On Day 2, in the 46th iteration of the event, it was again a day of records for the power dinghy racers, with the fastest overall time for the 124 km marathon going to team ‘144 Racing’ skippered by Jay Branson and Justin Ferguson. After reaching speeds of 74 km/h on Day 1 as they shot Extracts ‘Williamson’ Weir north of Toodyay, they went on and set a new Day 1 record of 48 minutes 59 seconds, finishing before many of the nearly 500 paddlers had even started at the Town of Northam!

Then on Day 2, and starting first of the power craft at the 12 midday start; some 5 hours after the kayaks and ski’s set off at the Cobbler Pool overnight campsite, they went on a wild and fast ride through the turbulent and fast ?owing white water of the Avon Valley and Walyunga National Parks. Absolutely flying down through the infamous Bells Rapids and successfully avoiding the pedestrian bridge pylons, they quickly accelerated onto the 37 km stretch of flat water reaching the finish line in 1hr 19 minutes and 22 seconds and set-ting a new total record time for the fastest craft ever in a time of 2hrs 8 minutes and 21 seconds.

Equally spectacular was the time of the first paddle-craft to reach the finish line after an early 7am start at the Day 1 finish at Cobblers Pool south of Toodyay.

Starting in cold, but dry 6 degree weather conditions, paddlers were confronted by a wider and faster flowing river which had risen over a metre in the 24 hours since the commencement of the race. Afforded a greater choice of route options with the fast flowing water pushing them down the river, the elite paddlers in the Olympians ‘Challenge’, including Queenslander and Olympic Gold medalist Ken Wallace, local WA paddler and Barcelona bronze medalist Ramon Andersson, and World Marathon Champion Bill Bain also from Queensland, pushed each other on their Team Nelo 5.2 m single racing skis, but were no match for last years winner and local WA paddler Josh Kippin. 

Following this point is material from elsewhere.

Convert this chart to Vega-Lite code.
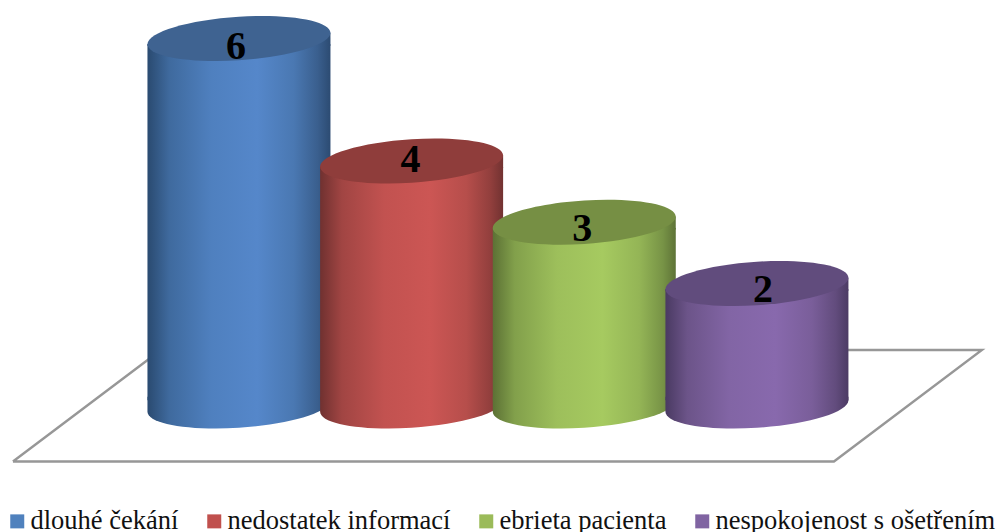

Kippin, paddling a Kevlar composite single marathon kayak, set a new overall singles paddling record of 7hours 34 minutes and 14 seconds beating the previous single kayak record by nearly 19 minutes and the previous fastest single ski record by 6 seconds.

In only the second year on offer, the first ever stand up paddle-boarders (SUP’s) reached the Bayswater finish line with Albany paddler Paul Hepworth followed in some minutes later by local SUP paddler Ric Yeates.

Paul’s time of 12 hours 30 minutes and 31 seconds put to bed the notion that paddle boarders could not make the tight cut-off times imposed by the organisers to manage competitor safety throughout the event, and now opens the way for a number of challengers to not only reach the finish in 2019, but hopefully break that inaugural record.

Not to be outdone, women also featured in the record fest with the Women’s open single ski record falling to Kiera Albertsen with a time for the 124 kilometer event of 9 hours 9 minutes and 19 seconds. The event ‘mental health ambassador’ had a fast and smooth run through the second day avoiding both capsize and collisions in the 2.4 metre water conditions, the highest since the last high water year in 2008 and the highest for over 30 years.

This year also saw the introduction a number of other ‘Challenges’ in the Avon Descent with 3 new short-course options.

On Day 1 Northam to Toodyay Avon Schools Challenge over 32 kms was won in a time of 2 hours 19 by Mathew Greed, with Mathew and the winning participant school Swan Christian College recognised for their efforts and presented on stage at the Toodyay International Food Festival.

Also on Day 1, the inaugural Northam to Cobblers Avon Power Challenge over 52 kms was held, and brought back previous full distance competitors to compete in this short race initiative. The winners were Avon Descent veteran John Goodbody coming out of ‘Avon’ re-tirement to partner and win with Graeme Keesing. 

The third short course event was the Day 2 Avon Surf Challenge held over 15 kilometers on a circuit form the Riverside Gardens finish line up stream to the Town of Bassendean and return. Highlighting the uniqueness, speed and competitiveness of this type of craft over other paddle-craft, the winners of the inaugural event were the team from City Beach Surf Lifesaving Club.
Chairman Greg Kaeding said ‘that with the surge in popularity and support for the event, other short course race options would be considered for addition to the program in 2019. With the 50th anniversary event only four years away in 2022, the talk was on to conduct a unique event option and celebrate what has become a significant and iconic mainstay event on the Western Australian sporting calendar’.